The fake volume discount. Store A sells Rene Barbier white for $6.99, but offers a 10 percent discount if you buy four or more bottles. Store B, about 10 minutes away, sells the same wine for $5.99. Drive the extra distance, and you can buy four bottles at store B for less than the discounted price at store A ($23.96 vs. $25.16). Or you can buy two bottles at store B, which is all I wanted, and not have to listen to someone at store A tell you that spending $13.98 to save $2.80 makes good sense.

• The previous vintage two-step. This is the time of year when retailers start to get the current vintage, 2014 for reds and 2015 for whites. So beware older vintages with big signs proclaiming deep discounts, like store C did with the 2013 vintage of the legendary Domaine du Tariquet Classic. It was “marked down” from $12.99 to $10.99, even though it’s usually about $10. That’s bad enough. But since it was a previous vintage, the retailer likely got it from the wholesaler at a significant discount so the wholesaler could get it out of the warehouse. In other words, store C is selling the wine for the normal price, even though it probably paid less for it and there’s a good chance that the 2013 suffered after sitting in a warehouse for two years.
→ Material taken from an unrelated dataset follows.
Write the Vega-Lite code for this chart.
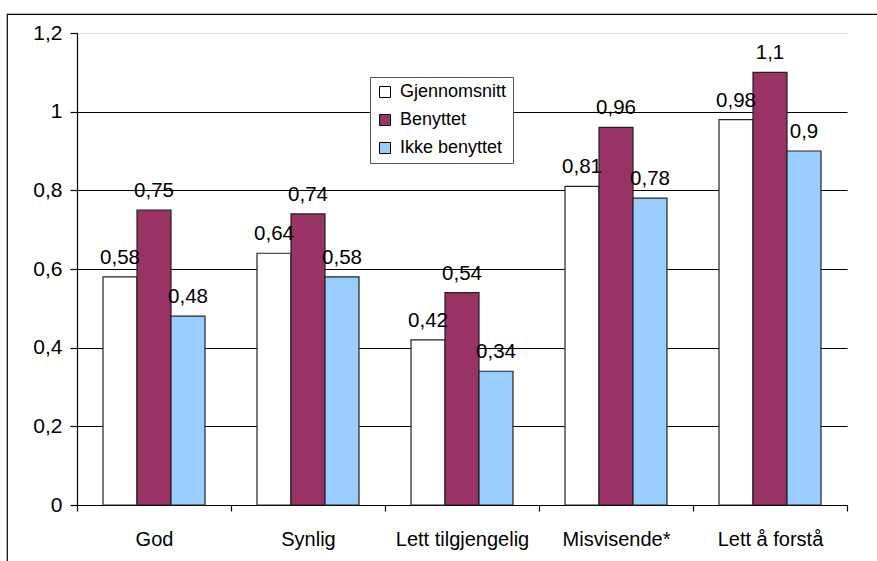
{
  "$schema": "https://vega.github.io/schema/vega-lite/v6.json",
  "width": 871,
  "height": 548,
  "autosize": {"type": "none"},
  "padding": {"left": 7, "top": 14, "right": 0, "bottom": 0},
  "background": "white",
  "config": {
    "locale": {"number": {"decimal": ",", "thousands": " ", "grouping": [3], "currency": ["", " kr"]}},
    "font": "Liberation Sans",
    "view": {"stroke": "black", "strokeWidth": 1.2}
  },
  "data": {
    "values": [
      {"kategori": "God", "gruppe": "Gjennomsnitt", "verdi": 0.58},
      {"kategori": "God", "gruppe": "Benyttet", "verdi": 0.75},
      {"kategori": "God", "gruppe": "Ikke benyttet", "verdi": 0.48},
      {"kategori": "Synlig", "gruppe": "Gjennomsnitt", "verdi": 0.64},
      {"kategori": "Synlig", "gruppe": "Benyttet", "verdi": 0.74},
      {"kategori": "Synlig", "gruppe": "Ikke benyttet", "verdi": 0.58},
      {"kategori": "Lett tilgjengelig", "gruppe": "Gjennomsnitt", "verdi": 0.42},
      {"kategori": "Lett tilgjengelig", "gruppe": "Benyttet", "verdi": 0.54},
      {"kategori": "Lett tilgjengelig", "gruppe": "Ikke benyttet", "verdi": 0.34},
      {"kategori": "Misvisende*", "gruppe": "Gjennomsnitt", "verdi": 0.81},
      {"kategori": "Misvisende*", "gruppe": "Benyttet", "verdi": 0.96},
      {"kategori": "Misvisende*", "gruppe": "Ikke benyttet", "verdi": 0.78},
      {"kategori": "Lett å forstå", "gruppe": "Gjennomsnitt", "verdi": 0.98},
      {"kategori": "Lett å forstå", "gruppe": "Benyttet", "verdi": 1.1},
      {"kategori": "Lett å forstå", "gruppe": "Ikke benyttet", "verdi": 0.9}
    ]
  },
  "encoding": {
    "x": {
      "field": "kategori",
      "type": "nominal",
      "sort": null,
      "scale": {"range": [70, 840], "paddingInner": 0, "paddingOuter": 0},
      "axis": {
        "orient": "bottom",
        "offset": -57,
        "title": null,
        "tickBand": "extent",
        "grid": false,
        "domainColor": "black",
        "domainWidth": 1.2,
        "tickColor": "black",
        "tickWidth": 1.2,
        "tickSize": 6,
        "labelAngle": 0,
        "labelFontSize": 20,
        "labelColor": "black",
        "labelPadding": 18
      }
    },
    "xOffset": {
      "field": "gruppe",
      "type": "nominal",
      "sort": ["Gjennomsnitt", "Benyttet", "Ikke benyttet"],
      "scale": {"paddingInner": 0, "paddingOuter": 0.765}
    },
    "y": {
      "field": "verdi",
      "type": "quantitative",
      "scale": {"domain": [0, 1.2], "range": [491, 19], "nice": false},
      "axis": {
        "orient": "left",
        "offset": -70,
        "title": null,
        "values": [0, 0.2, 0.4, 0.6, 0.8, 1, 1.2],
        "format": ".2~f",
        "grid": true,
        "gridColor": {"condition": {"test": "datum.value > 1.19", "value": "#DDDDDD"}, "value": "black"},
        "gridWidth": 1.2,
        "domainColor": "black",
        "domainWidth": 1.2,
        "tickColor": "black",
        "tickWidth": 1.2,
        "tickSize": 7,
        "labelFontSize": 21,
        "labelColor": "black",
        "labelPadding": 8
      }
    }
  },
  "layer": [
    {
      "mark": {"type": "bar", "stroke": "#222222", "strokeWidth": 1.2},
      "encoding": {
        "fill": {
          "field": "gruppe",
          "type": "nominal",
          "scale": {
            "domain": ["Gjennomsnitt", "Benyttet", "Ikke benyttet"],
            "range": ["#FFFFFF", "#993366", "#99CCFF"]
          },
          "legend": {
            "orient": "none",
            "legendX": 363,
            "legendY": 63,
            "title": null,
            "symbolType": "square",
            "symbolSize": 121,
            "symbolStrokeColor": "black",
            "symbolStrokeWidth": 1,
            "symbolOpacity": 1,
            "labelFontSize": 18,
            "labelColor": "black",
            "labelOffset": 6,
            "rowPadding": 10,
            "padding": 6,
            "strokeColor": "#555555",
            "fillColor": "white"
          }
        }
      }
    },
    {
      "mark": {"type": "text", "dy": -13, "baseline": "alphabetic", "fontSize": 20.5, "color": "black"},
      "encoding": {
        "text": {"field": "verdi", "type": "quantitative", "format": ".2~f"}
      }
    }
  ]
}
• The private label shuffle. Also saw this at store C (though store A is notorious for doing the same thing): A California red with a cute name and a bright and enticing label, in a big display promising all sorts of things a $15 wine can’t deliver. Look at the back label, and the bottled and vintaged information mentions a company no one has ever heard of. That’s because the company only exists to sell this wine to this retailer, and the $15 price is not as much a reflection of the wine’s quality but how much margin the private label company promised it could deliver to the retailer. In other words, $8 wine in $15 clothing.

Depressed? That’s understandable, given how many retailers think wine drinkers are ripe for the picking. As I noted in the cheap wine book: “The best retailers do more than sell wine. They help you find wine you didn’t know you would like.” Obviously, the retailers mentioned here never read the book.